Sempre, de resto, a doutrina concebeu a figura juridica da sub-rogação como dependente do facto do pagamento, quer no dominio do Codigo Civil de 1867 (artigo 778 e seguintes). - Dias Ferreira, Codigo Civil Portugues Anotado, 2 edição, volume 2, pagina 75; Guilherme Moreira,
Instituições de Direito Civil Portugues, volume 2, paginas 218 e 222; Pires de Lima e Antunes Varela,
Noções Fundamentais de Direito Civil, volume I, pagina 388, e o estudo do Professor Vaz Serra, no Boletim do Ministerio da Justiça, n. 37, pagina 57 e seguintes, com vista a elaboração do novo Codigo Civil e, ainda, o estudo do mesmo ilustre Professor sobre a sub-rogação do segurador, na Revista de Legislação e de Jurisprudencia, ano 94, paginas 117 e seguintes
-, quer na vigencia do actual Codigo Civil (artigos
598 e seguintes) - Pires de Lima e Antunes Varela,
Codigo Civil Anotado, volume 1, paginas 421 e seguintes;
Antunes Varela, Das Obrigações em Geral, 2 edição, volume 2, paginas 295 e 307; Rodrigues Bastos, Obrigações em Geral, volume 3, pagina 160, e Mario de Brito,
Codigo Civil Anotado, volume 2, pagina 353.

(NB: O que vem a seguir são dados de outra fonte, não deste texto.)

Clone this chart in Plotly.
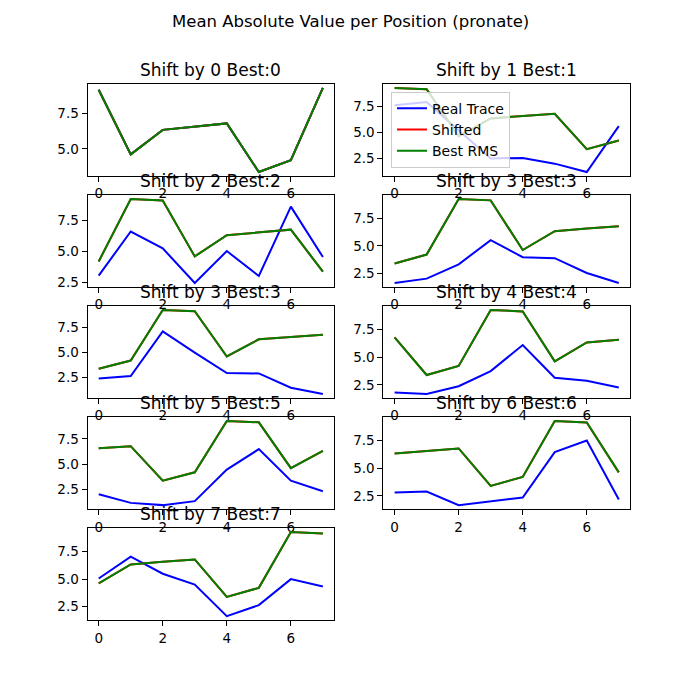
import plotly.graph_objects as go
from plotly.subplots import make_subplots

# panel titles (shift applied / best rms shift)
shift_labels = [0, 1, 2, 3, 3, 4, 5, 6, 7]
best_labels = [0, 1, 2, 3, 3, 4, 5, 6, 7]

positions = [0, 1, 2, 3, 4, 5, 6, 7]

real_traces = [
    [9.13, 4.62, 6.33, 6.57, 6.78, 3.39, 4.21, 9.26],
    [7.6, 7.9, 5.2, 2.5, 2.55, 2.0, 1.2, 5.6],
    [3.07, 6.63, 5.27, 2.47, 5.05, 3.04, 8.64, 4.57],
    [1.62, 2.02, 3.32, 5.52, 3.97, 3.88, 2.53, 1.62],
    [2.43, 2.67, 7.13, 5.0, 2.97, 2.93, 1.5, 0.87],
    [1.82, 1.67, 2.38, 3.74, 6.1, 3.15, 2.88, 2.26],
    [2.05, 1.2, 0.98, 1.37, 4.48, 6.49, 3.38, 2.34],
    [2.8, 2.89, 1.66, 1.99, 2.35, 6.45, 7.5, 2.17],
    [5.06, 7.04, 5.49, 4.51, 1.65, 2.65, 5.0, 4.33],
]

shifted_traces = [
    [9.13, 4.62, 6.33, 6.57, 6.78, 3.39, 4.21, 9.26],
    [9.26, 9.13, 4.62, 6.33, 6.57, 6.78, 3.39, 4.21],
    [4.21, 9.26, 9.13, 4.62, 6.33, 6.57, 6.78, 3.39],
    [3.39, 4.21, 9.26, 9.13, 4.62, 6.33, 6.57, 6.78],
    [3.39, 4.21, 9.26, 9.13, 4.62, 6.33, 6.57, 6.78],
    [6.78, 3.39, 4.21, 9.26, 9.13, 4.62, 6.33, 6.57],
    [6.57, 6.78, 3.39, 4.21, 9.26, 9.13, 4.62, 6.33],
    [6.33, 6.57, 6.78, 3.39, 4.21, 9.26, 9.13, 4.62],
    [4.62, 6.33, 6.57, 6.78, 3.39, 4.21, 9.26, 9.13],
]

# best rms shift equals the shifted trace in every panel
best_rms_traces = shifted_traces

FONT = "DejaVu Sans"
W = H = 700
OFF = 8  # page body margin the html adds around the plot div


def px_x(px):
    return (px - OFF) / W


def px_y(py):
    return 1 - (py - OFF) / H


fig = make_subplots(rows=5, cols=2, specs=[[{}, {}]] * 4 + [[{}, None]])

# matplotlib-like grid geometry (pixels in the 700x700 picture)
left, right, top, bottom = 0.125 * W, 0.9 * W, 0.12 * H, 0.89 * H
wspace, hspace = 0.2, 0.2
cw = (right - left) / (2 + wspace)
rh = (bottom - top) / (5 + 4 * hspace)

for i in range(len(shift_labels)):
    row, col = i // 2 + 1, i % 2 + 1
    first = (i == 1)
    fig.add_trace(go.Scatter(x=positions, y=real_traces[i], mode="lines", name="Real Trace",
                             line=dict(color="#0000ff", width=2), showlegend=first, legendgroup="r"), row=row, col=col)
    fig.add_trace(go.Scatter(x=positions, y=shifted_traces[i], mode="lines", name="Shifted",
                             line=dict(color="#ff0000", width=2), showlegend=first, legendgroup="s"), row=row, col=col)
    fig.add_trace(go.Scatter(x=positions, y=best_rms_traces[i], mode="lines", name="Best RMS",
                             line=dict(color="#008000", width=2), showlegend=first, legendgroup="b"), row=row, col=col)

    vals = real_traces[i] + shifted_traces[i] + best_rms_traces[i]
    lo, hi = min(vals), max(vals)
    pad = 0.05 * (hi - lo)

    x0 = left + (col - 1) * cw * (1 + wspace)
    y0 = top + (row - 1) * rh * (1 + hspace)
    fig.update_xaxes(domain=[px_x(x0), px_x(x0 + cw)], range=[-0.35, 7.35], tickvals=[0, 2, 4, 6],
                     row=row, col=col)
    fig.update_yaxes(domain=[px_y(y0 + rh), px_y(y0)], range=[lo - pad, hi + pad], tick0=0, dtick=2.5,
                     tickformat=".1f", row=row, col=col)
    fig.add_annotation(text="Shift by %d Best:%d" % (shift_labels[i], best_labels[i]),
                       x=px_x(x0 + cw / 2), y=px_y(y0), xref="paper", yref="paper", xanchor="center",
                       yanchor="bottom", yshift=2, showarrow=False,
                       font=dict(family=FONT, size=17, color="black"))

axis_style = dict(showline=True, linecolor="black", linewidth=1, mirror=True, showgrid=False,
                  zeroline=False, ticks="outside", ticklen=5, tickwidth=1, tickcolor="black",
                  tickfont=dict(family=FONT, size=13.5, color="black"))
fig.update_xaxes(**axis_style)
fig.update_yaxes(**axis_style)

fig.add_annotation(text="Mean Absolute Value per Position (pronate)", x=px_x(W / 2), y=px_y(22),
                   xref="paper", yref="paper", xanchor="center", yanchor="middle", showarrow=False,
                   font=dict(family=FONT, size=16.5, color="black"))

fig.update_layout(
    width=W, height=H,
    margin=dict(l=0, r=0, t=0, b=0),
    paper_bgcolor="white", plot_bgcolor="white",
    font=dict(family=FONT, color="black"),
    legend=dict(x=px_x(391), y=px_y(92), xanchor="left", yanchor="top",
                bgcolor="rgba(255,255,255,0.8)", bordercolor="#cccccc", borderwidth=1,
                font=dict(family=FONT, size=14, color="black"), tracegroupgap=0),
)

fig.write_html("out.html")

Inviavel sera, pois, por falta de efectiva satisfação da prestação, o exercicio de um direito sub-rogatorio relativamente a prestações futuras.
Neste sentido se havia fixado a jurisprudencia deste Supremo Tribunal (acordão de 16 de Janeiro de 1973, no Boletim do Ministerio da Justiça, n. 223, pagina 205, e os demais ali referidos), da qual se afastaram os acordãos de 18 de Maio de 1965 (Boletim do Ministerio da Justiça, n. 147, pagina 296) e de 18 de Junho de 1965 (Boletim do Ministerio da Justiça, n. 148 pagina 233), este fundado no artigo 472, n. 2, do Codigo de Processo Civil, e aquele nos artigos 662 e 804 do mesmo diploma, bem como o ora recorrido, que seguiu a orientação deste ultimo.

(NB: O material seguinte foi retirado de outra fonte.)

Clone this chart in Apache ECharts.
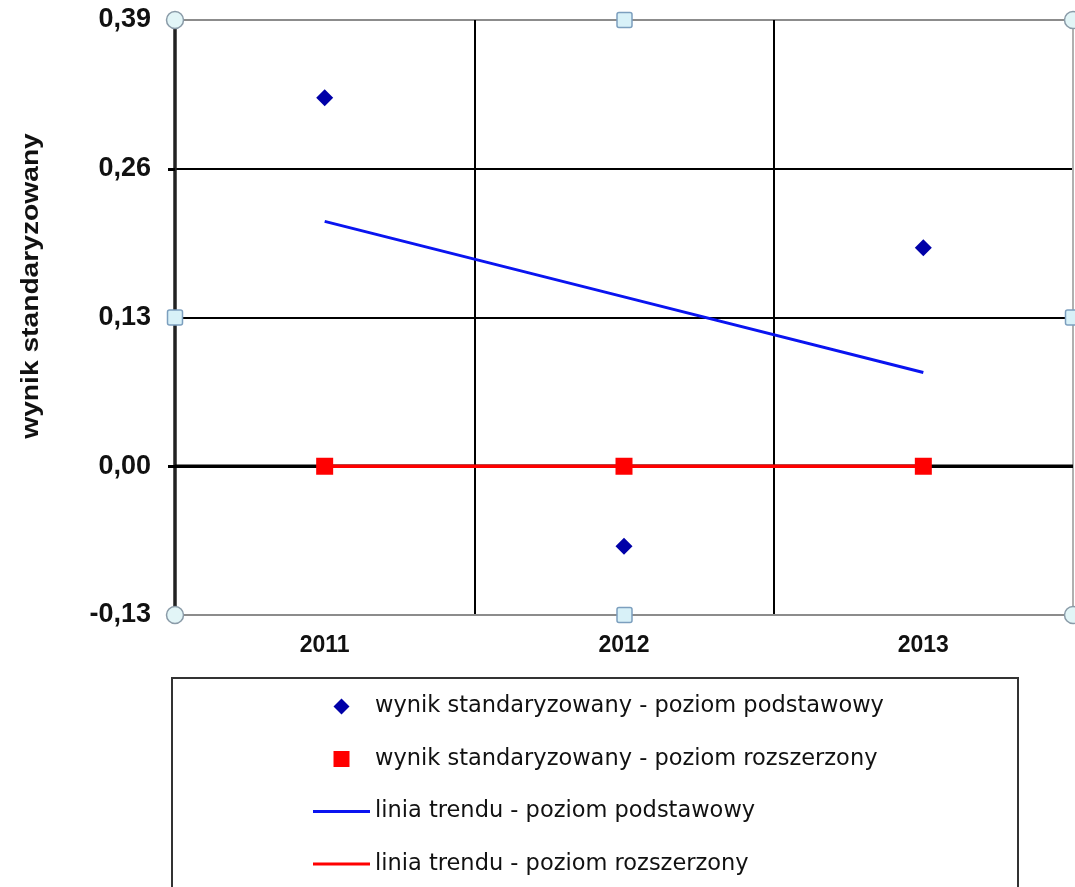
<!DOCTYPE html>
<html>
<head>
<meta charset="utf-8">
<script src="https://cdn.jsdelivr.net/npm/echarts@6/dist/echarts.min.js"></script>
<style>
  html, body { margin: 0; padding: 0; background: #ffffff; }
  #chart { width: 1075px; height: 887px; }
</style>
</head>
<body>
<div id="chart"></div>
<script>
// Categories (exam years) and standardised results
const categories = ['2011', '2012', '2013'];
const basicScores = [0.322, -0.070, 0.191];     // wynik standaryzowany - poziom podstawowy
const extendedScores = [0, 0, 0];               // wynik standaryzowany - poziom rozszerzony
const basicTrend = [0.214, 0.148, 0.082];       // linia trendu - poziom podstawowy
const extendedTrend = [0, 0, 0];                // linia trendu - poziom rozszerzony
const yTicks = [-0.13, 0, 0.13, 0.26, 0.39];
const seriesNames = [
  'wynik standaryzowany - poziom podstawowy',
  'wynik standaryzowany - poziom rozszerzony',
  'linia trendu - poziom podstawowy',
  'linia trendu - poziom rozszerzony'
];
const axisTitle = 'wynik standaryzowany';

const chart = echarts.init(document.getElementById('chart'), null, { renderer: 'canvas' });

const diamondIcon = 'path://M8,0L16,8L8,16L0,8Z';
const squareIcon = 'path://M0,0L16,0L16,16L0,16Z';
const lineIcon = 'path://M0,0L57,0L57,3L0,3Z';

const option = {
  animation: false,
  backgroundColor: '#ffffff',
  grid: { left: 175, right: 2, top: 20, bottom: 272, containLabel: false },
  xAxis: [
    {
      type: 'category',
      data: categories,
      boundaryGap: true,
      axisLine: { show: true, onZero: false, lineStyle: { color: '#8c8c8c', width: 2 } },
      axisTick: { show: false },
      axisLabel: {
        margin: 19,
        fontFamily: 'Liberation Sans, Arial, sans-serif',
        fontWeight: 'bold',
        fontSize: 23,
        color: '#111'
      },
      splitLine: {
        show: true,
        interval: 0,
        lineStyle: { color: ['#222222', '#000000', '#000000', '#b0b0b0'], width: 2 }
      }
    },
    {
      // helper axis spanning the full plot width, used by the zero line
      type: 'value',
      min: 0,
      max: 1,
      show: false
    }
  ],
  yAxis: {
    type: 'value',
    min: yTicks[0],
    max: yTicks[yTicks.length - 1],
    interval: 0.13,
    axisLine: { show: true, lineStyle: { color: '#222222', width: 3.5 } },
    axisTick: { show: true, length: 7, lineStyle: { color: '#000', width: 3 } },
    axisLabel: {
      margin: 24,
      fontFamily: 'Liberation Sans, Arial, sans-serif',
      fontWeight: 'bold',
      fontSize: 27,
      color: '#111',
      formatter: v => v.toFixed(2).replace('.', ',')
    },
    splitLine: {
      show: true,
      lineStyle: { color: ['#8c8c8c', '#000000', '#000000', '#000000', '#8c8c8c'], width: 2 }
    }
  },
  legend: {
    orient: 'vertical',
    left: 308,
    top: 690,
    padding: 5,
    itemWidth: 57,
    itemHeight: 16,
    itemGap: 29.5,
    symbolKeepAspect: true,
    textStyle: {
      fontFamily: 'DejaVu Sans, Verdana, sans-serif',
      fontSize: 22.5,
      color: '#111'
    },
    data: [
      { name: seriesNames[0], icon: diamondIcon },
      { name: seriesNames[1], icon: squareIcon },
      { name: seriesNames[2], icon: lineIcon },
      { name: seriesNames[3], icon: lineIcon }
    ]
  },
  series: [
    {
      // heavy zero reference line across the whole plot
      name: '_zero',
      type: 'line',
      xAxisIndex: 1,
      data: [[0, 0], [1, 0]],
      symbol: 'none',
      silent: true,
      z: 1,
      lineStyle: { color: '#000', width: 3.5 }
    },
    {
      name: seriesNames[2],
      type: 'line',
      data: basicTrend,
      showSymbol: false,
      symbol: 'none',
      z: 10,
      lineStyle: { color: '#0a14f0', width: 3 },
      itemStyle: { color: '#0a14f0' }
    },
    {
      name: seriesNames[3],
      type: 'line',
      data: extendedTrend,
      showSymbol: false,
      symbol: 'none',
      z: 10,
      lineStyle: { color: '#ff0000', width: 3.5 },
      itemStyle: { color: '#ff0000' }
    },
    {
      name: seriesNames[0],
      type: 'scatter',
      data: basicScores,
      symbol: 'diamond',
      symbolSize: 17,
      z: 12,
      itemStyle: { color: '#0000a8', opacity: 1 }
    },
    {
      name: seriesNames[1],
      type: 'scatter',
      data: extendedScores,
      symbol: 'rect',
      symbolSize: 17,
      z: 12,
      itemStyle: { color: '#ff0000', opacity: 1 }
    }
  ]
};

chart.setOption(option);

// Frame decorations: vertical axis title, legend box and selection handles
const rect = chart.getModel().getComponent('grid').coordinateSystem.getRect();
const x0 = rect.x, x1 = rect.x + rect.width - 1, xm = (x0 + x1) / 2 + 1;
const y0 = rect.y, y1 = rect.y + rect.height, ym = (y0 + y1) / 2;

const circleHandle = (cx, cy) => ({
  type: 'circle', shape: { cx, cy, r: 8.5 }, z: 100,
  style: { fill: '#e2f5f7', stroke: '#8a9ba8', lineWidth: 1.5 }
});
const squareHandle = (cx, cy) => ({
  type: 'rect', shape: { x: cx - 7.5, y: cy - 7.5, width: 15, height: 15, r: 2 }, z: 100,
  style: { fill: '#d8f1f8', stroke: '#7c9fbe', lineWidth: 1.5 }
});

chart.setOption({
  graphic: [
    {
      type: 'text',
      x: 32, y: 286,
      rotation: Math.PI / 2,
      scaleX: 1.2,
      style: {
        text: axisTitle,
        fontFamily: 'Liberation Sans, Arial, sans-serif',
        fontWeight: 'bold',
        fontSize: 23.5,
        fill: '#111',
        align: 'center',
        verticalAlign: 'middle'
      }
    },
    {
      type: 'rect',
      shape: { x: 172, y: 678, width: 846, height: 240 },
      style: { fill: 'none', stroke: '#333', lineWidth: 2 },
      z: 0
    },
    circleHandle(x0, y0), squareHandle(xm, y0), circleHandle(x1 + 1, y0),
    squareHandle(x0, ym), squareHandle(x1 + 1, ym),
    circleHandle(x0, y1), squareHandle(xm, y1), circleHandle(x1 + 1, y1)
  ]
});
</script>
</body>
</html>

A doutrina destes acordãos, que mereceu o apoio da Revista dos Tribunais (ano 85, pagina 247) enquanto fundamentada no n. 2 do artigo 472 do Codigo de Processo Civil, e parecer desfavoravel do Professor Vaz Serra (anotações aos respectivos acordãos na Revista de Legislação e de Jurisprudencia, ano 99, paginas 20 e notas, e 360), conquanto ofereça apreciaveis vantagens de ordem processual - redução do numero de acções que na orientação adversa sera necessario propor para o reembolso das prestações que foram sendo pagas e consequente beneficio para a boa administração da justiça - não e conforme ao rigor dos principios nem susceptivel de uma construção legal aceitavel.

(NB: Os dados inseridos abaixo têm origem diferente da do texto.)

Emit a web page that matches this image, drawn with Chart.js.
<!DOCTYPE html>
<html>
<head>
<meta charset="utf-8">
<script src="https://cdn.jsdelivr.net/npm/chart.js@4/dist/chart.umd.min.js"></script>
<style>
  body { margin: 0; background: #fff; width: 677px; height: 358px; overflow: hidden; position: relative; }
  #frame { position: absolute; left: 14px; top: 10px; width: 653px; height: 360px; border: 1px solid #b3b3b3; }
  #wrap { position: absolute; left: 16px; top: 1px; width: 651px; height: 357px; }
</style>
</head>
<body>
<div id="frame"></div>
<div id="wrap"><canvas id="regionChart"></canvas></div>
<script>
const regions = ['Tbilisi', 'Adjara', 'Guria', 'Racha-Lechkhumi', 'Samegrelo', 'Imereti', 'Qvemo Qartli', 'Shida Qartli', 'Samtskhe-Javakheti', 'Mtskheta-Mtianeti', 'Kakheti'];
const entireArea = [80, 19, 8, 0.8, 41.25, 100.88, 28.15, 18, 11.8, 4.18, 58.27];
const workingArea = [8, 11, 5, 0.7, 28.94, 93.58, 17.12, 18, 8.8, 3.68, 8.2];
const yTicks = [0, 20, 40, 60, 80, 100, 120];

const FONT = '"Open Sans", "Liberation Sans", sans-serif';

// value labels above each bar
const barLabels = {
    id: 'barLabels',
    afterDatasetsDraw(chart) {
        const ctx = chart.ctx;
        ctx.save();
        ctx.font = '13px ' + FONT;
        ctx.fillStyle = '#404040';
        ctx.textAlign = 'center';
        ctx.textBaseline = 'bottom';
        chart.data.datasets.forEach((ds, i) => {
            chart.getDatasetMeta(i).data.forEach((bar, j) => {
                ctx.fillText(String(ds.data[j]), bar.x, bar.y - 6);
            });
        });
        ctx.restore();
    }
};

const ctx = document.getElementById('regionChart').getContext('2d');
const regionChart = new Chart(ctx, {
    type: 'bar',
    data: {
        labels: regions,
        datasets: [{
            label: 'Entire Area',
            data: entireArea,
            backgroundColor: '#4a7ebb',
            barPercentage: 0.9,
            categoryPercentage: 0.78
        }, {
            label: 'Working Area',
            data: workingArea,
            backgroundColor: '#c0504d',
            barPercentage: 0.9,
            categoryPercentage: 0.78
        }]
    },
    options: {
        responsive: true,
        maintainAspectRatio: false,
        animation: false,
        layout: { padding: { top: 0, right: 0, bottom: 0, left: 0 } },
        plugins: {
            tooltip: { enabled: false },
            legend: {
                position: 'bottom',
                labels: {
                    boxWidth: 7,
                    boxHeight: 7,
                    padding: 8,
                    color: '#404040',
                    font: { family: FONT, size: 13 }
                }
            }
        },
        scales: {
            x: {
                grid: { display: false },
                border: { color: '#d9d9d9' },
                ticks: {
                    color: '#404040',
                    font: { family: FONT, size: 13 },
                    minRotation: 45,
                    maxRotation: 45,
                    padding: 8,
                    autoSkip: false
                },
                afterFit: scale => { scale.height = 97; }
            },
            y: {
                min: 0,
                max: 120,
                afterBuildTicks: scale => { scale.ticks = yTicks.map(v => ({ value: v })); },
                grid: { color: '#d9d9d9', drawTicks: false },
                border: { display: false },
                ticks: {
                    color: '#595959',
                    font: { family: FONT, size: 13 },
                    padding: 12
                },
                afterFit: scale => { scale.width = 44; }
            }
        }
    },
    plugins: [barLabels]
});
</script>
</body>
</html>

Não e que se ponha em duvida a admissibilidade de um pedido de condenação em prestações futuras, alias permitido pelo n. 2 do artigo 472 do Codigo de Processo Civil, mas sim que a entidade patronal ou seguradora tenha legitimidade para formular.
Estas so podem pedir o que tiverem pago, visto que so pelo pagamento ficam sub-rogadas nos direitos do lesado contra o terceiro responsavel.
Se, pois, so pelo pagamento se verifica a substituição do credor originario, na titularidade do direito a prestação, pelo terceiro que cumpre em lugar do devedor, apresentando-se, assim o sub-rogado como que um sucessor do credor, dificilmente se justificaria a condenação do devedor a pagar aquele.
Afigura-se, portanto, inaceitavel a doutrina dos arestos em apreço, não obstante as vantagens que conferiria as entidades patronal e seguradora, visto a solução apontada ser, como acabou por ponderar o Professor
Vaz Serra no aludido comentario de paginas 361 do ano 99 da Revista de Legislação e de Jurisprudencia,
"...duvidosa, sendo preciso, para a aceitar, dar a lei uma interpretação bastante ousada".
Pelo exposto, revogam o acordão recorrido na parte em que condenou os reus, ora recorrentes, a satisfazerem as ora recorridas, entidade patronal e sua seguradora, respectivamente, as prestações que, merce da condenação imposta pelo competente tribunal de trabalho, estas estavam a pagar e as que ainda deverem pagar, e tiram o seguinte assento:

A sub-rogação não se verifica em relação a prestações futuras.
Custas pelos recorrentes.

Lisboa, 9 de Novembro de 1977

Alberto Alves Pinto (Relator) - Bruto da Costa - Daniel Ferreira - Abel de Campos - Santos Vitor - Jose Montenegro
- Eduardo Botelho de Sousa - Avelino da Costa Ferreira Junior - Costa Soares - Octavio Dias Garcia - Hernani de Lencastre - Oliveira Carvalho - Adriano Vera Jardim - João Moura - Artur Moreira da Fonseca - Aquilino Ribeiro - Jose Garcia da Fonseca (Vencido quanto a oposição entre os acordãos) - Rodrigues Bastos (Vencido. Votei a confirmação do acordão recorrido, firmando-se assento nesse sentido).